* _What is needed_: Images are not part of the copy; transcribe all the data exactly.

* _Supplied material_:
################

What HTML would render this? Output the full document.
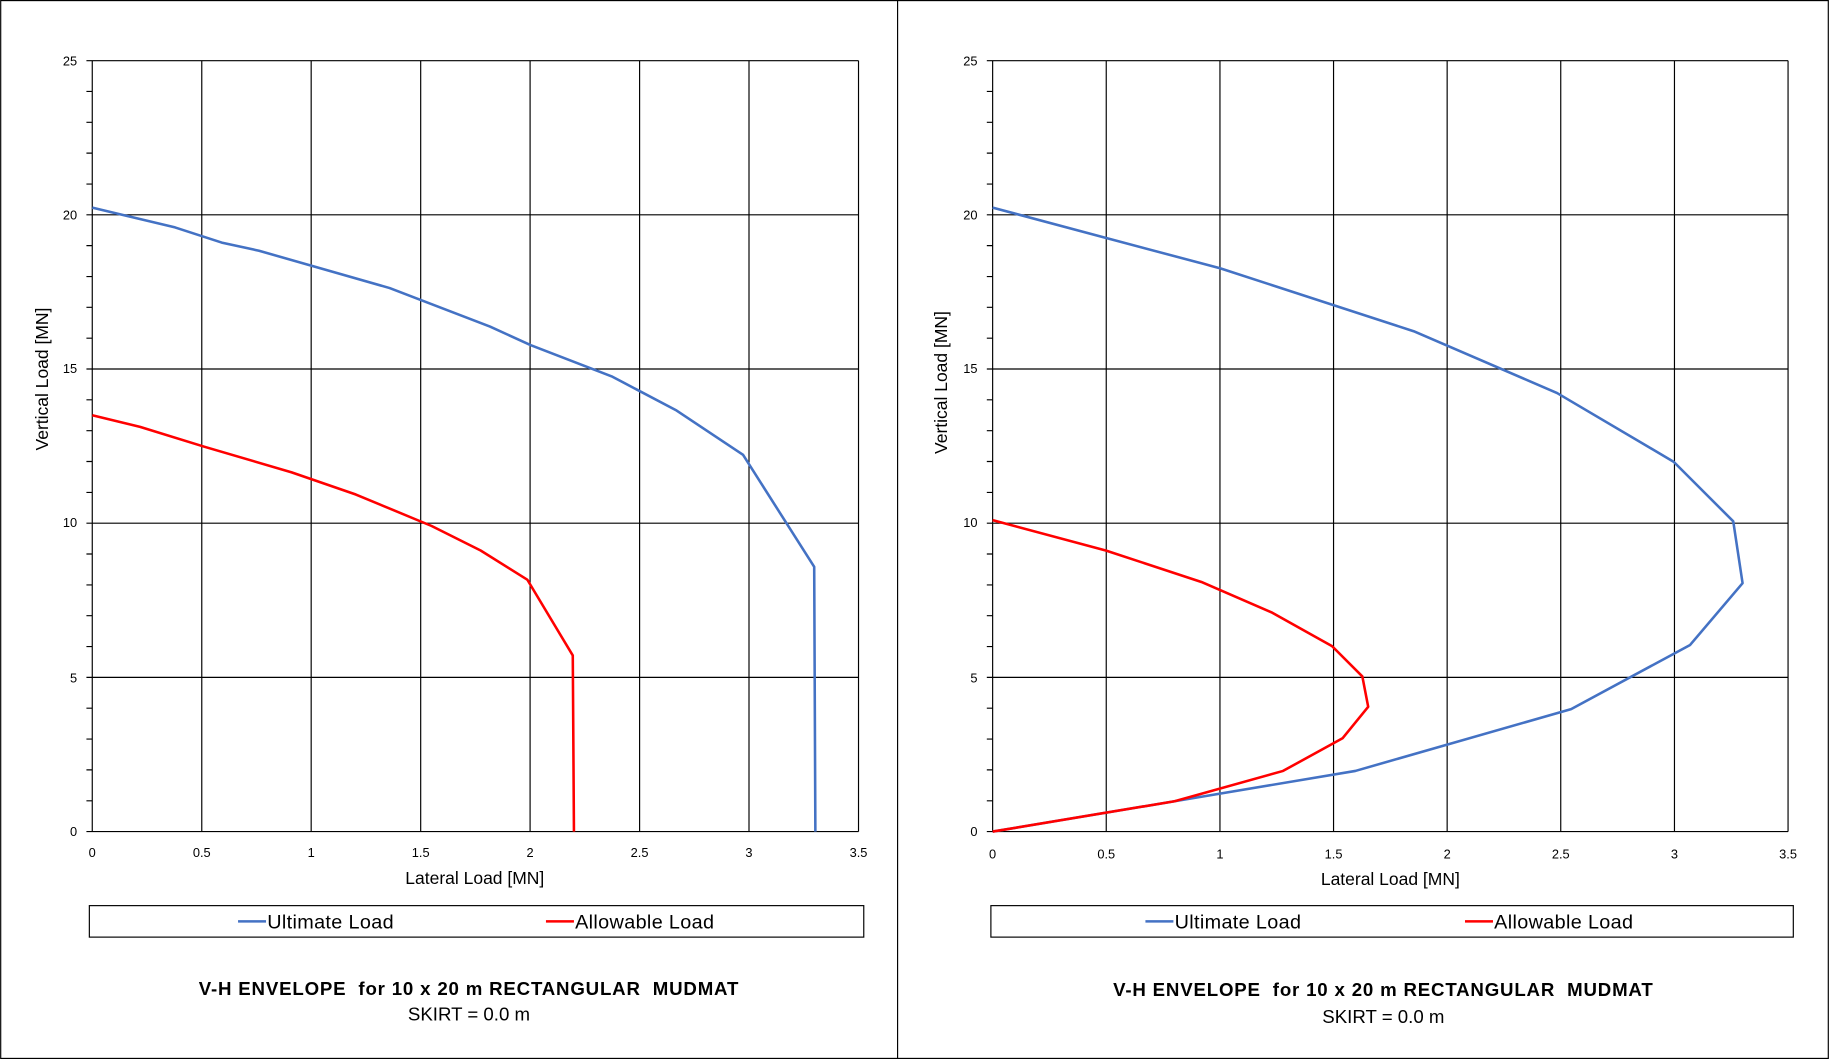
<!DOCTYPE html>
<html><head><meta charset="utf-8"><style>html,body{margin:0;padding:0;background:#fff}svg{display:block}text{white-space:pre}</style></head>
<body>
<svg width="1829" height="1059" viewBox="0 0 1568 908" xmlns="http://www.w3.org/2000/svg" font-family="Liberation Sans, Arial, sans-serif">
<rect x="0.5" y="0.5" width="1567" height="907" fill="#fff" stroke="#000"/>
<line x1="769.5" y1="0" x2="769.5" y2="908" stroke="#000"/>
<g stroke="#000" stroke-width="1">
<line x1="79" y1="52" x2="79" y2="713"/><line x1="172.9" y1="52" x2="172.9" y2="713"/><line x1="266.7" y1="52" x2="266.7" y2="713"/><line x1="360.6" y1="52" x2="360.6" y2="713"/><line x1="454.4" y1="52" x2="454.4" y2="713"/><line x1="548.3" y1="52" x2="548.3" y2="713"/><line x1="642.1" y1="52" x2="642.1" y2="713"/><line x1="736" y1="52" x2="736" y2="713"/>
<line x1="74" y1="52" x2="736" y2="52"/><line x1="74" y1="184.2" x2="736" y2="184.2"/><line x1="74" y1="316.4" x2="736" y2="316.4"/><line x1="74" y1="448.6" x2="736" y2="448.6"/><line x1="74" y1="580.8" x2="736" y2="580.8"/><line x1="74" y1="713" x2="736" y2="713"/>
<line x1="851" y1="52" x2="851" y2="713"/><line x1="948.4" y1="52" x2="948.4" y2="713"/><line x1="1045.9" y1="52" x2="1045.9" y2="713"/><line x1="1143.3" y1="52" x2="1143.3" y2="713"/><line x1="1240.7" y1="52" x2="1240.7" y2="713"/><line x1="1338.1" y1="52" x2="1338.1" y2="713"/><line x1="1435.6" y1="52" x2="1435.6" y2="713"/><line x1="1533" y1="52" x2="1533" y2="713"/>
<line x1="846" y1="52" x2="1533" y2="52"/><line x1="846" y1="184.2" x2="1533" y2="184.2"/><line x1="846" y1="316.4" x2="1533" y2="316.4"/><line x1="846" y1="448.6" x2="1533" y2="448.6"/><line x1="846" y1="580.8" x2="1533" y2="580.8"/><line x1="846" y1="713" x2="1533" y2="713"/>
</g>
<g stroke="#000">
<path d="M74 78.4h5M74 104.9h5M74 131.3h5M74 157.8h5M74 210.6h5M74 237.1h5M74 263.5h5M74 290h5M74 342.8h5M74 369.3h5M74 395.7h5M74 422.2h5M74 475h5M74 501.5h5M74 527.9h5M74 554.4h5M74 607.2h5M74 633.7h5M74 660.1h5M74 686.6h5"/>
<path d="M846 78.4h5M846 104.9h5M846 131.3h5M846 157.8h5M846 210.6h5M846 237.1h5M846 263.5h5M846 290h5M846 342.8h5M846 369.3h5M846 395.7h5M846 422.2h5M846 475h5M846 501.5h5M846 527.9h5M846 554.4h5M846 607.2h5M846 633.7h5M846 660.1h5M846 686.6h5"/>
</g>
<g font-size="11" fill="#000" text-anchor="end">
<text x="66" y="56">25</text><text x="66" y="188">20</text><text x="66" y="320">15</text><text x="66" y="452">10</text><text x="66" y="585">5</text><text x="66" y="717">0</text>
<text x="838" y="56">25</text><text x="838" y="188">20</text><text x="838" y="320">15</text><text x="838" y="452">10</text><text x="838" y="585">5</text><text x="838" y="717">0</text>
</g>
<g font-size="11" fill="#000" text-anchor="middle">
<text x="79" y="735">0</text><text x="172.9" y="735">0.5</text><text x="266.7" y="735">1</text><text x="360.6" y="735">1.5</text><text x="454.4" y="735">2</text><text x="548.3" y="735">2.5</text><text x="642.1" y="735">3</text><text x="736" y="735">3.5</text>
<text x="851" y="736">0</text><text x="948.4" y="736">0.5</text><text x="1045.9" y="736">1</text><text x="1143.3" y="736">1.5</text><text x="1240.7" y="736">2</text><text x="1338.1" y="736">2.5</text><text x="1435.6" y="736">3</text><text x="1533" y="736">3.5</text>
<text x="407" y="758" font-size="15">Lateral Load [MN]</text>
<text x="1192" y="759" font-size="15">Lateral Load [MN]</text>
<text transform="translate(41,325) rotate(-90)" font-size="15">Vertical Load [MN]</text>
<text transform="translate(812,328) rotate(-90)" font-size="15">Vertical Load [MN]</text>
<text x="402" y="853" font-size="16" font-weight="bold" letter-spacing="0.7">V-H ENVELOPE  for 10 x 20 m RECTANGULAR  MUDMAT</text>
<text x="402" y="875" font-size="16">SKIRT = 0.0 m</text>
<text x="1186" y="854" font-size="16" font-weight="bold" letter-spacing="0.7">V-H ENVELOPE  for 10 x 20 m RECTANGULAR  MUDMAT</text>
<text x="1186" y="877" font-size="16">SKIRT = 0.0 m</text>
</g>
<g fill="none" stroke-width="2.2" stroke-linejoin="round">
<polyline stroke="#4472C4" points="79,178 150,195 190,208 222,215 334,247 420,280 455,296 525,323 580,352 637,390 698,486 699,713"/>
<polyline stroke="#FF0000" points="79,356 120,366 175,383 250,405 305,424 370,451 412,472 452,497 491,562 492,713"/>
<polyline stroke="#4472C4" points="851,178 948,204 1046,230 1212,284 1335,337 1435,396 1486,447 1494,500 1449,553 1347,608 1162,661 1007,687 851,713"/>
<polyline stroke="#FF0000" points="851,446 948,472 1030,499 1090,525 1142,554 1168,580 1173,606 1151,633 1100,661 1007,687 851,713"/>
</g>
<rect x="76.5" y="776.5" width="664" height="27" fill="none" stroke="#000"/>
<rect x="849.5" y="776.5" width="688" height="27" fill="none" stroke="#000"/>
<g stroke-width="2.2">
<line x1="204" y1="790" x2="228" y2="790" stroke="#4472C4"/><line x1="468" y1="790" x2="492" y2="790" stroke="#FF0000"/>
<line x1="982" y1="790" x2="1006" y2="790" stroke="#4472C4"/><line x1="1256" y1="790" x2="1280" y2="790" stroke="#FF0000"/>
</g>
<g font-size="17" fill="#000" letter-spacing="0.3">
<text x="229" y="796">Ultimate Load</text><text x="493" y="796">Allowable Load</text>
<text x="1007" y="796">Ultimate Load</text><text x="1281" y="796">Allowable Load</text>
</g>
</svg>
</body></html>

################

* _Written solution_:
What HTML would render this? Output the full document.
<!DOCTYPE html>
<html><head><meta charset="utf-8"><style>html,body{margin:0;padding:0;background:#fff}svg{display:block}text{white-space:pre}</style></head>
<body>
<svg width="1829" height="1059" viewBox="0 0 1568 908" xmlns="http://www.w3.org/2000/svg" font-family="Liberation Sans, Arial, sans-serif">
<rect x="0.5" y="0.5" width="1567" height="907" fill="#fff" stroke="#000"/>
<line x1="769.5" y1="0" x2="769.5" y2="908" stroke="#000"/>
<g stroke="#000" stroke-width="1">
<line x1="79" y1="52" x2="79" y2="713"/><line x1="172.9" y1="52" x2="172.9" y2="713"/><line x1="266.7" y1="52" x2="266.7" y2="713"/><line x1="360.6" y1="52" x2="360.6" y2="713"/><line x1="454.4" y1="52" x2="454.4" y2="713"/><line x1="548.3" y1="52" x2="548.3" y2="713"/><line x1="642.1" y1="52" x2="642.1" y2="713"/><line x1="736" y1="52" x2="736" y2="713"/>
<line x1="74" y1="52" x2="736" y2="52"/><line x1="74" y1="184.2" x2="736" y2="184.2"/><line x1="74" y1="316.4" x2="736" y2="316.4"/><line x1="74" y1="448.6" x2="736" y2="448.6"/><line x1="74" y1="580.8" x2="736" y2="580.8"/><line x1="74" y1="713" x2="736" y2="713"/>
<line x1="851" y1="52" x2="851" y2="713"/><line x1="948.4" y1="52" x2="948.4" y2="713"/><line x1="1045.9" y1="52" x2="1045.9" y2="713"/><line x1="1143.3" y1="52" x2="1143.3" y2="713"/><line x1="1240.7" y1="52" x2="1240.7" y2="713"/><line x1="1338.1" y1="52" x2="1338.1" y2="713"/><line x1="1435.6" y1="52" x2="1435.6" y2="713"/><line x1="1533" y1="52" x2="1533" y2="713"/>
<line x1="846" y1="52" x2="1533" y2="52"/><line x1="846" y1="184.2" x2="1533" y2="184.2"/><line x1="846" y1="316.4" x2="1533" y2="316.4"/><line x1="846" y1="448.6" x2="1533" y2="448.6"/><line x1="846" y1="580.8" x2="1533" y2="580.8"/><line x1="846" y1="713" x2="1533" y2="713"/>
</g>
<g stroke="#000">
<path d="M74 78.4h5M74 104.9h5M74 131.3h5M74 157.8h5M74 210.6h5M74 237.1h5M74 263.5h5M74 290h5M74 342.8h5M74 369.3h5M74 395.7h5M74 422.2h5M74 475h5M74 501.5h5M74 527.9h5M74 554.4h5M74 607.2h5M74 633.7h5M74 660.1h5M74 686.6h5"/>
<path d="M846 78.4h5M846 104.9h5M846 131.3h5M846 157.8h5M846 210.6h5M846 237.1h5M846 263.5h5M846 290h5M846 342.8h5M846 369.3h5M846 395.7h5M846 422.2h5M846 475h5M846 501.5h5M846 527.9h5M846 554.4h5M846 607.2h5M846 633.7h5M846 660.1h5M846 686.6h5"/>
</g>
<g font-size="11" fill="#000" text-anchor="end">
<text x="66" y="56">25</text><text x="66" y="188">20</text><text x="66" y="320">15</text><text x="66" y="452">10</text><text x="66" y="585">5</text><text x="66" y="717">0</text>
<text x="838" y="56">25</text><text x="838" y="188">20</text><text x="838" y="320">15</text><text x="838" y="452">10</text><text x="838" y="585">5</text><text x="838" y="717">0</text>
</g>
<g font-size="11" fill="#000" text-anchor="middle">
<text x="79" y="735">0</text><text x="172.9" y="735">0.5</text><text x="266.7" y="735">1</text><text x="360.6" y="735">1.5</text><text x="454.4" y="735">2</text><text x="548.3" y="735">2.5</text><text x="642.1" y="735">3</text><text x="736" y="735">3.5</text>
<text x="851" y="736">0</text><text x="948.4" y="736">0.5</text><text x="1045.9" y="736">1</text><text x="1143.3" y="736">1.5</text><text x="1240.7" y="736">2</text><text x="1338.1" y="736">2.5</text><text x="1435.6" y="736">3</text><text x="1533" y="736">3.5</text>
<text x="407" y="758" font-size="15">Lateral Load [MN]</text>
<text x="1192" y="759" font-size="15">Lateral Load [MN]</text>
<text transform="translate(41,325) rotate(-90)" font-size="15">Vertical Load [MN]</text>
<text transform="translate(812,328) rotate(-90)" font-size="15">Vertical Load [MN]</text>
<text x="402" y="853" font-size="16" font-weight="bold" letter-spacing="0.7">V-H ENVELOPE  for 10 x 20 m RECTANGULAR  MUDMAT</text>
<text x="402" y="875" font-size="16">SKIRT = 0.0 m</text>
<text x="1186" y="854" font-size="16" font-weight="bold" letter-spacing="0.7">V-H ENVELOPE  for 10 x 20 m RECTANGULAR  MUDMAT</text>
<text x="1186" y="877" font-size="16">SKIRT = 0.0 m</text>
</g>
<g fill="none" stroke-width="2.2" stroke-linejoin="round">
<polyline stroke="#4472C4" points="79,178 150,195 190,208 222,215 334,247 420,280 455,296 525,323 580,352 637,390 698,486 699,713"/>
<polyline stroke="#FF0000" points="79,356 120,366 175,383 250,405 305,424 370,451 412,472 452,497 491,562 492,713"/>
<polyline stroke="#4472C4" points="851,178 948,204 1046,230 1212,284 1335,337 1435,396 1486,447 1494,500 1449,553 1347,608 1162,661 1007,687 851,713"/>
<polyline stroke="#FF0000" points="851,446 948,472 1030,499 1090,525 1142,554 1168,580 1173,606 1151,633 1100,661 1007,687 851,713"/>
</g>
<rect x="76.5" y="776.5" width="664" height="27" fill="none" stroke="#000"/>
<rect x="849.5" y="776.5" width="688" height="27" fill="none" stroke="#000"/>
<g stroke-width="2.2">
<line x1="204" y1="790" x2="228" y2="790" stroke="#4472C4"/><line x1="468" y1="790" x2="492" y2="790" stroke="#FF0000"/>
<line x1="982" y1="790" x2="1006" y2="790" stroke="#4472C4"/><line x1="1256" y1="790" x2="1280" y2="790" stroke="#FF0000"/>
</g>
<g font-size="17" fill="#000" letter-spacing="0.3">
<text x="229" y="796">Ultimate Load</text><text x="493" y="796">Allowable Load</text>
<text x="1007" y="796">Ultimate Load</text><text x="1281" y="796">Allowable Load</text>
</g>
</svg>
</body></html>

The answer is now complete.